● What is required: Leave out the pictures, and return only the lines running from the one that contains "Recreate this image" to the one that contains "ax = fig.add_axes([249", both included, exactly as they appear.
** start **
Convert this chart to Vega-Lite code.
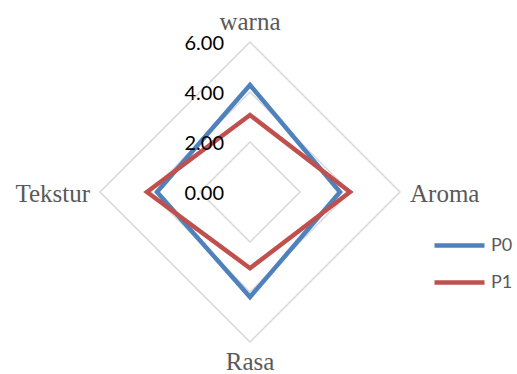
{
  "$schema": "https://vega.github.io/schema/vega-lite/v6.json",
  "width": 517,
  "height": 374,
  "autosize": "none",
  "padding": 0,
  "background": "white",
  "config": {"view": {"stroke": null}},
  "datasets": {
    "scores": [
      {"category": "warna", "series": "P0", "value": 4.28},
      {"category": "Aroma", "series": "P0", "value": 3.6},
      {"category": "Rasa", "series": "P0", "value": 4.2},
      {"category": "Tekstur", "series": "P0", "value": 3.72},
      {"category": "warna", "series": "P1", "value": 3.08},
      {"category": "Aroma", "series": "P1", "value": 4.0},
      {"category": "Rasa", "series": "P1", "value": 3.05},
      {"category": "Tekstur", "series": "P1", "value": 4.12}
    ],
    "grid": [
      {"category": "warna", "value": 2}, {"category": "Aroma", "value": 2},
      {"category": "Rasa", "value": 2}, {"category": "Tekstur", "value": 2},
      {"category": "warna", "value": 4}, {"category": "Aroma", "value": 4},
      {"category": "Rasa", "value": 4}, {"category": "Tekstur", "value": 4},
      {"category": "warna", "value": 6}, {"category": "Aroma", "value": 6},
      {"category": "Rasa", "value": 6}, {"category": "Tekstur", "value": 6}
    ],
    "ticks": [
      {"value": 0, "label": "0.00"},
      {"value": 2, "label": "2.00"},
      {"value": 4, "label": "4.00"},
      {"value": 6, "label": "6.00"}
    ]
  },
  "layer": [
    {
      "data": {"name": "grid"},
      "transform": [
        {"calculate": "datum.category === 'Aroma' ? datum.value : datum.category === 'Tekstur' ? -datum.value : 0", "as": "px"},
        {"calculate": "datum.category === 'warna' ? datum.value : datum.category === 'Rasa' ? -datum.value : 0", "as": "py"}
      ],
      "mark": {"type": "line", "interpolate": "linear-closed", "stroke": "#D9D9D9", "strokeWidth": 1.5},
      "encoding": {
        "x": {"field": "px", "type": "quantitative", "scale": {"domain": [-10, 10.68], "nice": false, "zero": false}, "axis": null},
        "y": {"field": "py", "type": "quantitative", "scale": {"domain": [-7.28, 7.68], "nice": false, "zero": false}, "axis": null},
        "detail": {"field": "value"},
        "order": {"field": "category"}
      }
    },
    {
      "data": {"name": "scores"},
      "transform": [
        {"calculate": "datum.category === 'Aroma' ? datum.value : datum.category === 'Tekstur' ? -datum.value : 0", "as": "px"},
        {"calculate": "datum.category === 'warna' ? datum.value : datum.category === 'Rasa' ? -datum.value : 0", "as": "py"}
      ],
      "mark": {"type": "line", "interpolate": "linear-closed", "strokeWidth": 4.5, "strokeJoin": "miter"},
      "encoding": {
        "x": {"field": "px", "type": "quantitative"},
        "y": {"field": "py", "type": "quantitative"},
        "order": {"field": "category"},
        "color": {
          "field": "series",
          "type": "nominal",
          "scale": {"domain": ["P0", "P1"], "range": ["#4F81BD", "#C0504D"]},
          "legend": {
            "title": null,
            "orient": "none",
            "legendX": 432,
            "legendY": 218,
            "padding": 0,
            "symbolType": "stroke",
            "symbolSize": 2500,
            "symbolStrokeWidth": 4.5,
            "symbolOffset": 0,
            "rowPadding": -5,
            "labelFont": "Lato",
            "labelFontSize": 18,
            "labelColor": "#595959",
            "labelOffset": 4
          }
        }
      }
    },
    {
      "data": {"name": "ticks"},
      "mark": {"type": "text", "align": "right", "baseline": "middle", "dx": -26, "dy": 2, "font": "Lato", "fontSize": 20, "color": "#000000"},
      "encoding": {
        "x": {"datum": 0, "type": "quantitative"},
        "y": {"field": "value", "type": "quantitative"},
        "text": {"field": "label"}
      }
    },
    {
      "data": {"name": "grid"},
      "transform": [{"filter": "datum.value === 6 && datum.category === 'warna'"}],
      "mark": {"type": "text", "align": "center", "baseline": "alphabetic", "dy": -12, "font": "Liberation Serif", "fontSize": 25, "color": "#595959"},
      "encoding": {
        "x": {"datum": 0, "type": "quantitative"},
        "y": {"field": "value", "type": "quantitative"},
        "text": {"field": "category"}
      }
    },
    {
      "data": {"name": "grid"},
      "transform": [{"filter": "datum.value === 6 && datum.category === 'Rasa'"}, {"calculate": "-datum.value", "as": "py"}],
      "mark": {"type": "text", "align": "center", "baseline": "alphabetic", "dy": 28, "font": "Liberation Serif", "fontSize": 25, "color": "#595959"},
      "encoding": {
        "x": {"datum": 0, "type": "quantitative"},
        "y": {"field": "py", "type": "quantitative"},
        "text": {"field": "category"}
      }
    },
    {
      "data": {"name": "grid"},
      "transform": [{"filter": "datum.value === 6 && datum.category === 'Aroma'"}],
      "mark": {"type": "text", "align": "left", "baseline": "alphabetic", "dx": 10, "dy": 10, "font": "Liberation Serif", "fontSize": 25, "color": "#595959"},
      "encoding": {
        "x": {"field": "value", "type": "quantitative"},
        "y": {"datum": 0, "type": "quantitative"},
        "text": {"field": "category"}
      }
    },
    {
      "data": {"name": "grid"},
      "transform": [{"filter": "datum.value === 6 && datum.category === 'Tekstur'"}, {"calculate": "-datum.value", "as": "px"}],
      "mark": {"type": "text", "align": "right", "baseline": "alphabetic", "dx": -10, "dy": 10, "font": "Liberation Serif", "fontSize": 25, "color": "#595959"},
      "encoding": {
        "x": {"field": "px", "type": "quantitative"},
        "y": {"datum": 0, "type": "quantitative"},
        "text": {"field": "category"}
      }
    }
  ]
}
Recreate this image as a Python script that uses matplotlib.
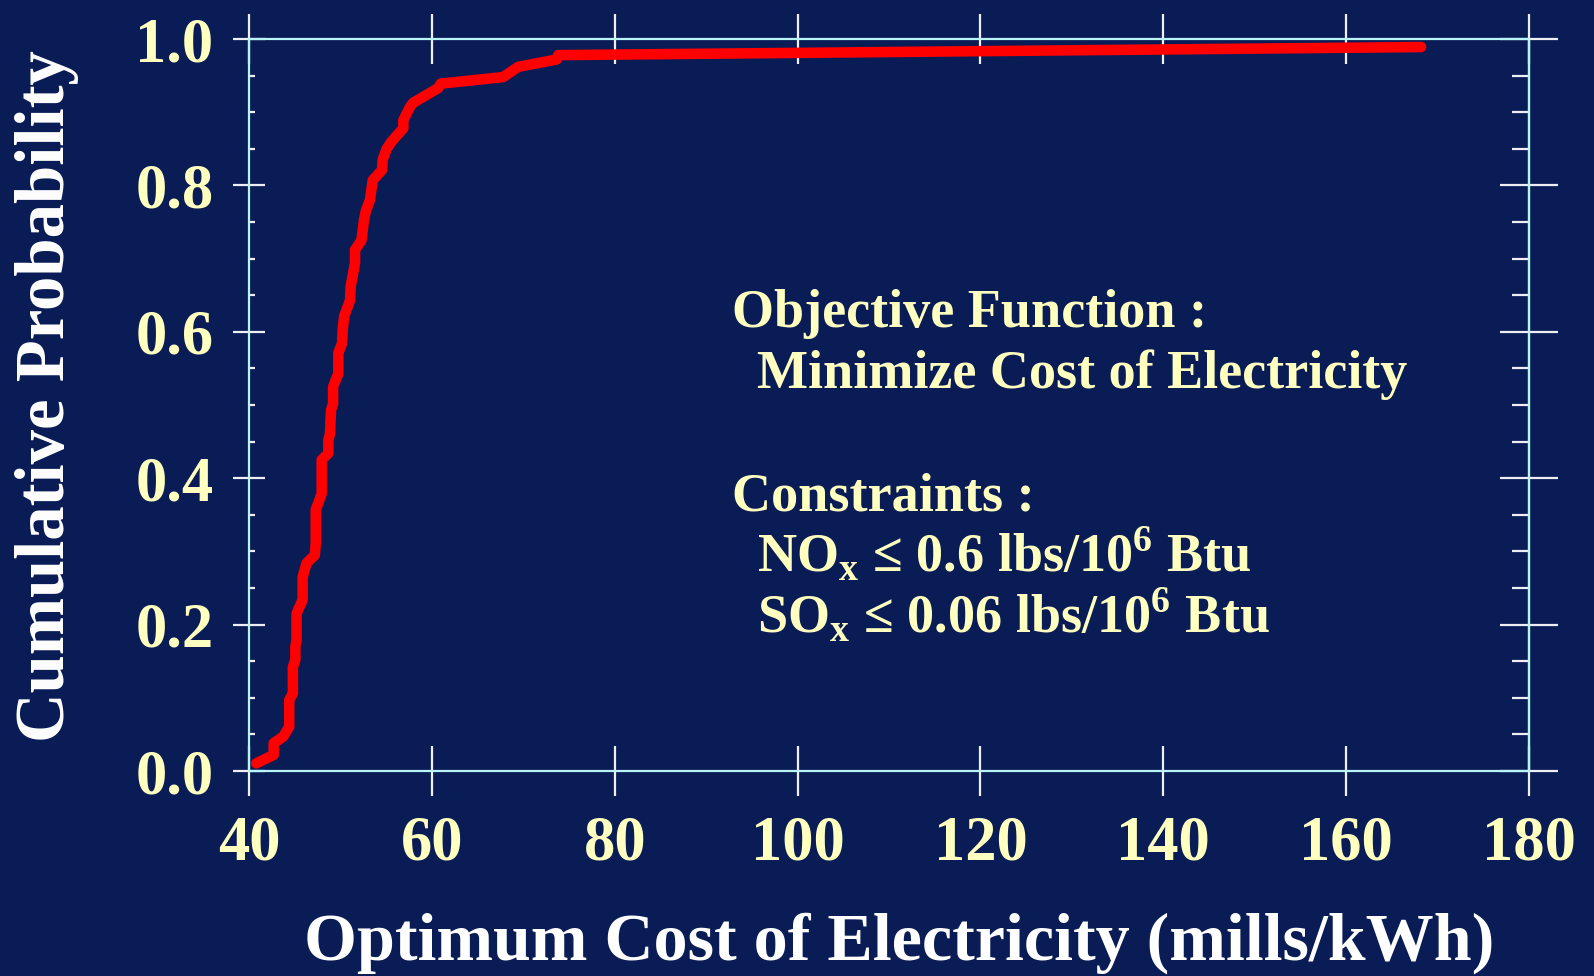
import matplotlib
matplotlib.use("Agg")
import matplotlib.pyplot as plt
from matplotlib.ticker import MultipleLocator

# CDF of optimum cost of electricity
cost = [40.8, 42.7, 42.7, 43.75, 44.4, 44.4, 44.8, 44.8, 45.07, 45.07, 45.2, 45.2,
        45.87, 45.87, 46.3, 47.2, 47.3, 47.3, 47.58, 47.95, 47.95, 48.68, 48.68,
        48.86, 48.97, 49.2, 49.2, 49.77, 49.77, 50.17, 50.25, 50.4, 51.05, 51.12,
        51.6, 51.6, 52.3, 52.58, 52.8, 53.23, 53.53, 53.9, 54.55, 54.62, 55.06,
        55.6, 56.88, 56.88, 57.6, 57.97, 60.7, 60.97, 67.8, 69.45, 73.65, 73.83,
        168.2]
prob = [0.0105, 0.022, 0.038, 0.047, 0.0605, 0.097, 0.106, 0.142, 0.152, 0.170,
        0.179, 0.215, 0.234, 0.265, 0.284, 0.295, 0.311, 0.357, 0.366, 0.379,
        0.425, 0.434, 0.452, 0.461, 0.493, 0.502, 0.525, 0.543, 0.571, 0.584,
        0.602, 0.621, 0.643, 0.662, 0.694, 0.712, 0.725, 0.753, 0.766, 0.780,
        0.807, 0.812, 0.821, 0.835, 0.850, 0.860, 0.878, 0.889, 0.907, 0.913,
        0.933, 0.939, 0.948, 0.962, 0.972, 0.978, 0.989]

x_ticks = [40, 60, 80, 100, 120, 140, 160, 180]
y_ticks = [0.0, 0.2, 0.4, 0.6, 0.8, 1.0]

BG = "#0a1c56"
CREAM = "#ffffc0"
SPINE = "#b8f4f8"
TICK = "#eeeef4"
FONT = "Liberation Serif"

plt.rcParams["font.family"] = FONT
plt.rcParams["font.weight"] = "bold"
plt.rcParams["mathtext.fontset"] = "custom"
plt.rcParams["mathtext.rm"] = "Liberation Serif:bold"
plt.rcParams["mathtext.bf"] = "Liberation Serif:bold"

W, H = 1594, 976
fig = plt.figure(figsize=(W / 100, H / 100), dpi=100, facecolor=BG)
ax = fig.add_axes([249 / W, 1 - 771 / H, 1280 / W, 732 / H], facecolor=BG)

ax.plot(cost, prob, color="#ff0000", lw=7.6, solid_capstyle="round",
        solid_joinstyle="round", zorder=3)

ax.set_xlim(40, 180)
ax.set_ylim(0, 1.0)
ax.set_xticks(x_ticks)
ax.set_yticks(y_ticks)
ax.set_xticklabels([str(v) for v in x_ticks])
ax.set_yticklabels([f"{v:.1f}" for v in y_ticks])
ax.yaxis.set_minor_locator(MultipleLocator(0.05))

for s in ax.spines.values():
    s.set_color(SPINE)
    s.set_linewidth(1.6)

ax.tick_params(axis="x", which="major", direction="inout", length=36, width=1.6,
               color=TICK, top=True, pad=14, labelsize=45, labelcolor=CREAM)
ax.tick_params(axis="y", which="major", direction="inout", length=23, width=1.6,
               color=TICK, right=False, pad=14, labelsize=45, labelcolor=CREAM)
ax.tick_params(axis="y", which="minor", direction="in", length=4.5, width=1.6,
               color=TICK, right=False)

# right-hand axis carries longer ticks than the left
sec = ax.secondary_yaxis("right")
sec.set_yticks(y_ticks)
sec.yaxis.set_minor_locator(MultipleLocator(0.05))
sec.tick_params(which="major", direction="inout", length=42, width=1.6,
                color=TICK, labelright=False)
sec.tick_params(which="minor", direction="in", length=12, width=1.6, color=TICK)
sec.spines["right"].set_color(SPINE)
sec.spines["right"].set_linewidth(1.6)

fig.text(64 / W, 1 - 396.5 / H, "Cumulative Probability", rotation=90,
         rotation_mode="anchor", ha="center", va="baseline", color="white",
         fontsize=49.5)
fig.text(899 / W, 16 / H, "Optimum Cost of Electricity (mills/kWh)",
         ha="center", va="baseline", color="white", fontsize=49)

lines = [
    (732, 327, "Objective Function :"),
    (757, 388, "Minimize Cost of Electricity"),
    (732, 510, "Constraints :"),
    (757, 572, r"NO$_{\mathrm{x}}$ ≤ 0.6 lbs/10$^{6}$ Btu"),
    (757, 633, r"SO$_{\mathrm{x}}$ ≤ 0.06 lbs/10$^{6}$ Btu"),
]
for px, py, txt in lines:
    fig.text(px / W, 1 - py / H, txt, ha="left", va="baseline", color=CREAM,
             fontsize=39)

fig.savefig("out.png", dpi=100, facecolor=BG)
** end **
● In response:
Recreate this image as a Python script that uses matplotlib.
import matplotlib
matplotlib.use("Agg")
import matplotlib.pyplot as plt
from matplotlib.ticker import MultipleLocator

# CDF of optimum cost of electricity
cost = [40.8, 42.7, 42.7, 43.75, 44.4, 44.4, 44.8, 44.8, 45.07, 45.07, 45.2, 45.2,
        45.87, 45.87, 46.3, 47.2, 47.3, 47.3, 47.58, 47.95, 47.95, 48.68, 48.68,
        48.86, 48.97, 49.2, 49.2, 49.77, 49.77, 50.17, 50.25, 50.4, 51.05, 51.12,
        51.6, 51.6, 52.3, 52.58, 52.8, 53.23, 53.53, 53.9, 54.55, 54.62, 55.06,
        55.6, 56.88, 56.88, 57.6, 57.97, 60.7, 60.97, 67.8, 69.45, 73.65, 73.83,
        168.2]
prob = [0.0105, 0.022, 0.038, 0.047, 0.0605, 0.097, 0.106, 0.142, 0.152, 0.170,
        0.179, 0.215, 0.234, 0.265, 0.284, 0.295, 0.311, 0.357, 0.366, 0.379,
        0.425, 0.434, 0.452, 0.461, 0.493, 0.502, 0.525, 0.543, 0.571, 0.584,
        0.602, 0.621, 0.643, 0.662, 0.694, 0.712, 0.725, 0.753, 0.766, 0.780,
        0.807, 0.812, 0.821, 0.835, 0.850, 0.860, 0.878, 0.889, 0.907, 0.913,
        0.933, 0.939, 0.948, 0.962, 0.972, 0.978, 0.989]

x_ticks = [40, 60, 80, 100, 120, 140, 160, 180]
y_ticks = [0.0, 0.2, 0.4, 0.6, 0.8, 1.0]

BG = "#0a1c56"
CREAM = "#ffffc0"
SPINE = "#b8f4f8"
TICK = "#eeeef4"
FONT = "Liberation Serif"

plt.rcParams["font.family"] = FONT
plt.rcParams["font.weight"] = "bold"
plt.rcParams["mathtext.fontset"] = "custom"
plt.rcParams["mathtext.rm"] = "Liberation Serif:bold"
plt.rcParams["mathtext.bf"] = "Liberation Serif:bold"

W, H = 1594, 976
fig = plt.figure(figsize=(W / 100, H / 100), dpi=100, facecolor=BG)
ax = fig.add_axes([249 / W, 1 - 771 / H, 1280 / W, 732 / H], facecolor=BG)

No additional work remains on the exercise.